Ieri sera il Governo tedesco è entrato a gamba tesa su una possibile operazione tra Unicredit e Commerzbank dichiarando, in un comunicato emesso a borse chiuse, che non verranno più vendute azioni della banca, di cui il socio pubblico possiede ancora il 12%, e che la banca è un “istituto stabile e redditizio” la cui strategia è centrata sull’indipendenza. Con queste premesse è difficile ipotizzare che l’operazione vada avanti. Il Governo tedesco ieri mattina aveva già avviato un’indagine sulle modalità con cui è stata venduta la quota in Commerzbank a Unicredit. La banca italiana, anche grazie alle vendite del Governo tedesco, è diventata infatti il primo azionista privato di Commerzbank candidandosi a un’operazione che avrebbe potuto prendere la forma di un’offerta pubblica. Questa settimana, in aggiunta, era stata ventilata persino la possibilità di un coinvolgimento di Deutsche Bank per contrastare l’operazione di Unicredit.
Ieri mattina, invece, il Vicepresidente della Bce, Luis de Guindos, dichiarava che per la Bce il consolidamento transfrontaliero fosse importante e aggiungeva che la Bce sperava in progressi nel breve termine.

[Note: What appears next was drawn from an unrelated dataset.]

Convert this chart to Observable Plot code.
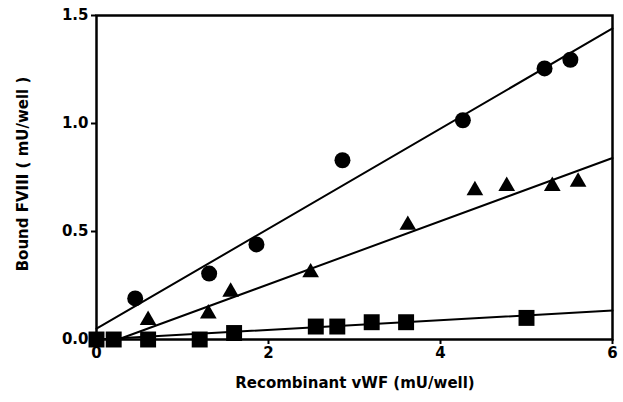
<!DOCTYPE html>
<html><head><meta charset="utf-8">
<script src="https://cdn.jsdelivr.net/npm/d3@7"></script>
<script src="https://cdn.jsdelivr.net/npm/@observablehq/plot@0.6"></script>
<style>body{margin:0;background:#fff}</style>
</head><body><div id="chart"></div>
<script>
const circleX = [0.45, 1.31, 1.86, 2.86, 4.26, 5.21, 5.51];
const circleY = [0.19, 0.305, 0.44, 0.83, 1.015, 1.255, 1.295];
const triX = [0.6, 1.3, 1.56, 2.49, 3.62, 4.4, 4.77, 5.3, 5.6];
const triY = [0.09, 0.12, 0.22, 0.31, 0.53, 0.69, 0.71, 0.71, 0.73];
const sqX = [0, 0.2, 0.6, 1.2, 1.6, 2.55, 2.8, 3.2, 3.6, 5.0];
const sqY = [0, 0, 0, 0, 0.03, 0.06, 0.06, 0.08, 0.08, 0.10];
// fitted lines (endpoints)
const circleFitX = [0, 6], circleFitY = [0.05, 1.44];
const triFitX = [0.25, 6], triFitY = [0.0, 0.84];
const sqFitX = [0, 6], sqFitY = [0.0, 0.134];
const xTicks = [0, 2, 4, 6];
const yTicks = [0, 0.5, 1.0, 1.5];

const pts = (xs, ys) => xs.map((x, i) => ({x, y: ys[i]}));
const font = "DejaVu Sans, sans-serif";

const plot = Plot.plot({
  width: 623, height: 402,
  marginLeft: 96, marginRight: 11, marginTop: 15, marginBottom: 63,
  style: {fontFamily: font, fontSize: "15px", color: "#000", background: "#fff"},
  x: {domain: [0, 6], label: null},
  y: {domain: [0, 1.5], label: null},
  marks: [
    Plot.frame({stroke: "#000", strokeWidth: 2.5}),
    Plot.line(pts(circleFitX, circleFitY), {x: "x", y: "y", stroke: "#000", strokeWidth: 2}),
    Plot.line(pts(triFitX, triFitY), {x: "x", y: "y", stroke: "#000", strokeWidth: 2}),
    Plot.line(pts(sqFitX, sqFitY), {x: "x", y: "y", stroke: "#000", strokeWidth: 2}),
    Plot.dot(pts(circleX, circleY), {x: "x", y: "y", symbol: "circle", r: 8, fill: "#000"}),
    Plot.dot(pts(triX, triY), {x: "x", y: "y", symbol: "triangle", r: 6.2, fill: "#000"}),
    Plot.dot(pts(sqX, sqY), {x: "x", y: "y", symbol: "square", r: 9, fill: "#000"}),
    Plot.axisX({ticks: xTicks, tickSize: 5, tickPadding: 3, strokeWidth: 2, tickFormat: "d", fontWeight: "bold", label: null}),
    Plot.axisY({ticks: yTicks, tickSize: 5, tickPadding: 3, strokeWidth: 2, tickFormat: ".1f", fontWeight: "bold", label: null})
  ]
});
const svg = d3.select(plot);
svg.selectAll("g[aria-label$='tick label'] text")
  .style("font-size", "15px").style("font-family", font).style("font-weight", "bold");
svg.append("text").attr("x", 355).attr("y", 388).attr("text-anchor", "middle")
  .style("font-family", font).style("font-size", "15px").style("font-weight", "bold")
  .text("Recombinant vWF (mU/well)");
svg.append("text").attr("transform", "translate(28,174) rotate(-90)").attr("text-anchor", "middle")
  .style("font-family", font).style("font-size", "15px").style("font-weight", "bold")
  .text("Bound FVIII ( mU/well )");
document.getElementById("chart").appendChild(plot);
</script></body></html>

La dichiarazione è sembrata a tutti un endorsement dell’operazione di Unicredit contro le resistenze tedesche.
Un mercato unico dei capitali, ricordiamo, è uno degli elementi chiave del Rapporto Draghi. Per finanziare il rilancio industriale dell’Europa unita serve un sistema bancario “unito”. Date queste premesse l’operazione di Unicredit sarebbe stata una novità rispetto a qualsiasi altra operazione sia stata discussa negli ultimi decenni. Tutte le operazioni transfrontaliere in Europa, non solo nel settore bancario, hanno avuto un riflesso politico “bilaterale”. I singoli Paesi membri trovavano un accordo bilaterale e poi, al limite, passavano sul tavolo europeo. Oggi la cornice è diversa. Il consolidamento bancario europeo non è mai avvenuto veramente perché cedere il sistema bancario significa cedere sovranità vera molto più che per qualsiasi stabilimento industriale. Sono le banche tedesche a finanziare le imprese tedesche e a comprare titoli di stato tedeschi e lo stesso vale per le italiane, le spagnole o le francesi. Oggi, dopo il Rapporto Draghi, la cornice però è cambiata.
È certo che la Germania non veda di buon occhio quegli obiettivi e quindi non vede di buon occhio nemmeno evoluzioni che ne costituiscono un pilastro come, per esempio, il consolidamento bancario transfrontaliero. Quello a cui stiamo assistendo potrebbe essere un assaggio o una puntata di un conflitto tra chi vuole “unificare” l’Europa e chi si oppone; in questo secondo campo c’è sicuramente la Germania. Oggi il tentativo di Unicredit, dal punto di vista tedesco, appare molto più minaccioso rispetto al passato. Non è più “solamente” una questione di posti di lavoro oppure di attenzione per il sistema industriale tedesco; è molto di più di tutto questo perché il tentativo in atto è quello di dare una sostanza nuova al progetto europeo a discapito dei Governi nazionali. Il sistema bancario è al cuore della sovranità reale degli Stati.
Nella partita si potrebbero inserire altri attori perché se consolidamento deve essere non è un dettaglio che a farlo sia una banca francese piuttosto che spagnola. Meglio che la sede sia a Parigi per i francesi piuttosto che a Madrid e questo ragionamento vale in tutte le combinazioni possibili. Questo però non è il tema. Non c’è uno scontro in atto tra Italia e Germania, ma tra una certa idea di Europa e chi si oppone.